Written exercise | Repeat everything in the material exactly.

———

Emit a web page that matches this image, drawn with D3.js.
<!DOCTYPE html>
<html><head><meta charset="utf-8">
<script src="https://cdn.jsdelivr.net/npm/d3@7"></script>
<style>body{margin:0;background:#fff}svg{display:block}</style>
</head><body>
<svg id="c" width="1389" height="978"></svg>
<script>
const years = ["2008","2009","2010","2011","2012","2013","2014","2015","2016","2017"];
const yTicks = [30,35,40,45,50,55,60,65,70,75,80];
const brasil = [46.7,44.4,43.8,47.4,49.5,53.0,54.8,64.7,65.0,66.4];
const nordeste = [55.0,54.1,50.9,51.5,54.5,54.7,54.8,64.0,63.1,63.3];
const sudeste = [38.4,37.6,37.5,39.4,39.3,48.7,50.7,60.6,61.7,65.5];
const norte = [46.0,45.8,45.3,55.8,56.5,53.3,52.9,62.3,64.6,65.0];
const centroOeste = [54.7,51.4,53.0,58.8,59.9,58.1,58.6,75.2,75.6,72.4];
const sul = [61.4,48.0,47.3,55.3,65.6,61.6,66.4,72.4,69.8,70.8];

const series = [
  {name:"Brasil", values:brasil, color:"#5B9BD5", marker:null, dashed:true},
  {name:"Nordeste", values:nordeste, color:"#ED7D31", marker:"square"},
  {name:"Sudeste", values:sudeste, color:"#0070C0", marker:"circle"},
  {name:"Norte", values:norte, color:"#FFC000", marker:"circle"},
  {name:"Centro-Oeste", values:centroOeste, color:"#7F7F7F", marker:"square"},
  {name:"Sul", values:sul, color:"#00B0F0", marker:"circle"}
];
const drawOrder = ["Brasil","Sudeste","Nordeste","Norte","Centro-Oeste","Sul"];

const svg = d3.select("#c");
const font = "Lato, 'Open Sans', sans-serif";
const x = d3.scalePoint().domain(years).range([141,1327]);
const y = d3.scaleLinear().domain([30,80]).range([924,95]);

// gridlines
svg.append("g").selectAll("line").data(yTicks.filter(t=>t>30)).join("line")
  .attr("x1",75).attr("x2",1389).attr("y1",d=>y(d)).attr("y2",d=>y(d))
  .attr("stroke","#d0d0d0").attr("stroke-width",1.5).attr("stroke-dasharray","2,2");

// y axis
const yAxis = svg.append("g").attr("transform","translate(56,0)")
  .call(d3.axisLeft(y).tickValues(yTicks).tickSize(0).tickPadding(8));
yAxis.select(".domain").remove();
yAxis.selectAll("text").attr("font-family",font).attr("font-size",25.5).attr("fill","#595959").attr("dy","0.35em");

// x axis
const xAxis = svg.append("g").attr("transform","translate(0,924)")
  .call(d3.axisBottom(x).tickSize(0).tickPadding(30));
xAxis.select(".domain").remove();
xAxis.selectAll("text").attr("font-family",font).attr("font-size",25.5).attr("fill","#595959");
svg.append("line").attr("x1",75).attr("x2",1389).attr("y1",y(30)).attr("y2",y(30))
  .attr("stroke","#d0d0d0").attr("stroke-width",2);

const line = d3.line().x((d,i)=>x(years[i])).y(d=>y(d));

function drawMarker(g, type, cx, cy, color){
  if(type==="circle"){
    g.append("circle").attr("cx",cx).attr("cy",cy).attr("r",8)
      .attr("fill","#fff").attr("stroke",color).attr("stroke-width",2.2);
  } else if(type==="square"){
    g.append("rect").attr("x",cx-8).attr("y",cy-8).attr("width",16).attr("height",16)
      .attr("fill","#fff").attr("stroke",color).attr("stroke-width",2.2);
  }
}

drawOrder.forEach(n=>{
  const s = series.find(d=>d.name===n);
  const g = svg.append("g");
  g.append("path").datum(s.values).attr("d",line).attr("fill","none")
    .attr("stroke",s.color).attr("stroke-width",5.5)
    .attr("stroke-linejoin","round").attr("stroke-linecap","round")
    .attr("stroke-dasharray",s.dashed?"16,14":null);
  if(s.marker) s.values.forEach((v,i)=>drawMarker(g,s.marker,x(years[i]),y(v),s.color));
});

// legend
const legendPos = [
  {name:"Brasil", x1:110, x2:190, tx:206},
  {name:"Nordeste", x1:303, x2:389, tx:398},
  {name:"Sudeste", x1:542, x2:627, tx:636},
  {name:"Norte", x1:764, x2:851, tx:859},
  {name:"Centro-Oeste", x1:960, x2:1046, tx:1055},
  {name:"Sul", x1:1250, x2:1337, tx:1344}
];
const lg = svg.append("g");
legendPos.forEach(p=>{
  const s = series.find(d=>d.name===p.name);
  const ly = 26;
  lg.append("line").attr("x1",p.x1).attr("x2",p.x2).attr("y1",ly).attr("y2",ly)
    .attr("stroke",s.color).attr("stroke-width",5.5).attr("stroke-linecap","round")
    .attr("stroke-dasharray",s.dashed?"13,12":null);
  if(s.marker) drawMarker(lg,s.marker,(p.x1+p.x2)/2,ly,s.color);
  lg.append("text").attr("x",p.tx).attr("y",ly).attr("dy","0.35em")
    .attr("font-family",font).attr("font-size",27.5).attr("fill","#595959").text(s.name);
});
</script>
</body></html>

———

Exercise result |
Emit a web page that matches this image, drawn with D3.js.
<!DOCTYPE html>
<html><head><meta charset="utf-8">
<script src="https://cdn.jsdelivr.net/npm/d3@7"></script>
<style>body{margin:0;background:#fff}svg{display:block}</style>
</head><body>
<svg id="c" width="1389" height="978"></svg>
<script>
const years = ["2008","2009","2010","2011","2012","2013","2014","2015","2016","2017"];
const yTicks = [30,35,40,45,50,55,60,65,70,75,80];
const brasil = [46.7,44.4,43.8,47.4,49.5,53.0,54.8,64.7,65.0,66.4];
const nordeste = [55.0,54.1,50.9,51.5,54.5,54.7,54.8,64.0,63.1,63.3];
const sudeste = [38.4,37.6,37.5,39.4,39.3,48.7,50.7,60.6,61.7,65.5];
const norte = [46.0,45.8,45.3,55.8,56.5,53.3,52.9,62.3,64.6,65.0];
const centroOeste = [54.7,51.4,53.0,58.8,59.9,58.1,58.6,75.2,75.6,72.4];
const sul = [61.4,48.0,47.3,55.3,65.6,61.6,66.4,72.4,69.8,70.8];

const series = [
  {name:"Brasil", values:brasil, color:"#5B9BD5", marker:null, dashed:true},
  {name:"Nordeste", values:nordeste, color:"#ED7D31", marker:"square"},
  {name:"Sudeste", values:sudeste, color:"#0070C0", marker:"circle"},
  {name:"Norte", values:norte, color:"#FFC000", marker:"circle"},
  {name:"Centro-Oeste", values:centroOeste, color:"#7F7F7F", marker:"square"},
  {name:"Sul", values:sul, color:"#00B0F0", marker:"circle"}
];
const drawOrder = ["Brasil","Sudeste","Nordeste","Norte","Centro-Oeste","Sul"];

const svg = d3.select("#c");
const font = "Lato, 'Open Sans', sans-serif";
const x = d3.scalePoint().domain(years).range([141,1327]);
const y = d3.scaleLinear().domain([30,80]).range([924,95]);

// gridlines
svg.append("g").selectAll("line").data(yTicks.filter(t=>t>30)).join("line")
  .attr("x1",75).attr("x2",1389).attr("y1",d=>y(d)).attr("y2",d=>y(d))
  .attr("stroke","#d0d0d0").attr("stroke-width",1.5).attr("stroke-dasharray","2,2");

// y axis
const yAxis = svg.append("g").attr("transform","translate(56,0)")
  .call(d3.axisLeft(y).tickValues(yTicks).tickSize(0).tickPadding(8));
yAxis.select(".domain").remove();
yAxis.selectAll("text").attr("font-family",font).attr("font-size",25.5).attr("fill","#595959").attr("dy","0.35em");

// x axis
const xAxis = svg.append("g").attr("transform","translate(0,924)")
  .call(d3.axisBottom(x).tickSize(0).tickPadding(30));
xAxis.select(".domain").remove();
xAxis.selectAll("text").attr("font-family",font).attr("font-size",25.5).attr("fill","#595959");
svg.append("line").attr("x1",75).attr("x2",1389).attr("y1",y(30)).attr("y2",y(30))
  .attr("stroke","#d0d0d0").attr("stroke-width",2);

const line = d3.line().x((d,i)=>x(years[i])).y(d=>y(d));

function drawMarker(g, type, cx, cy, color){
  if(type==="circle"){
    g.append("circle").attr("cx",cx).attr("cy",cy).attr("r",8)
      .attr("fill","#fff").attr("stroke",color).attr("stroke-width",2.2);
  } else if(type==="square"){
    g.append("rect").attr("x",cx-8).attr("y",cy-8).attr("width",16).attr("height",16)
      .attr("fill","#fff").attr("stroke",color).attr("stroke-width",2.2);
  }
}

drawOrder.forEach(n=>{
  const s = series.find(d=>d.name===n);
  const g = svg.append("g");
  g.append("path").datum(s.values).attr("d",line).attr("fill","none")
    .attr("stroke",s.color).attr("stroke-width",5.5)
    .attr("stroke-linejoin","round").attr("stroke-linecap","round")
    .attr("stroke-dasharray",s.dashed?"16,14":null);
  if(s.marker) s.values.forEach((v,i)=>drawMarker(g,s.marker,x(years[i]),y(v),s.color));
});

// legend
const legendPos = [
  {name:"Brasil", x1:110, x2:190, tx:206},
  {name:"Nordeste", x1:303, x2:389, tx:398},
  {name:"Sudeste", x1:542, x2:627, tx:636},
  {name:"Norte", x1:764, x2:851, tx:859},
  {name:"Centro-Oeste", x1:960, x2:1046, tx:1055},
  {name:"Sul", x1:1250, x2:1337, tx:1344}
];
const lg = svg.append("g");
legendPos.forEach(p=>{
  const s = series.find(d=>d.name===p.name);
  const ly = 26;
  lg.append("line").attr("x1",p.x1).attr("x2",p.x2).attr("y1",ly).attr("y2",ly)
    .attr("stroke",s.color).attr("stroke-width",5.5).attr("stroke-linecap","round")
    .attr("stroke-dasharray",s.dashed?"13,12":null);
  if(s.marker) drawMarker(lg,s.marker,(p.x1+p.x2)/2,ly,s.color);
  lg.append("text").attr("x",p.tx).attr("y",ly).attr("dy","0.35em")
    .attr("font-family",font).attr("font-size",27.5).attr("fill","#595959").text(s.name);
});
</script>
</body></html>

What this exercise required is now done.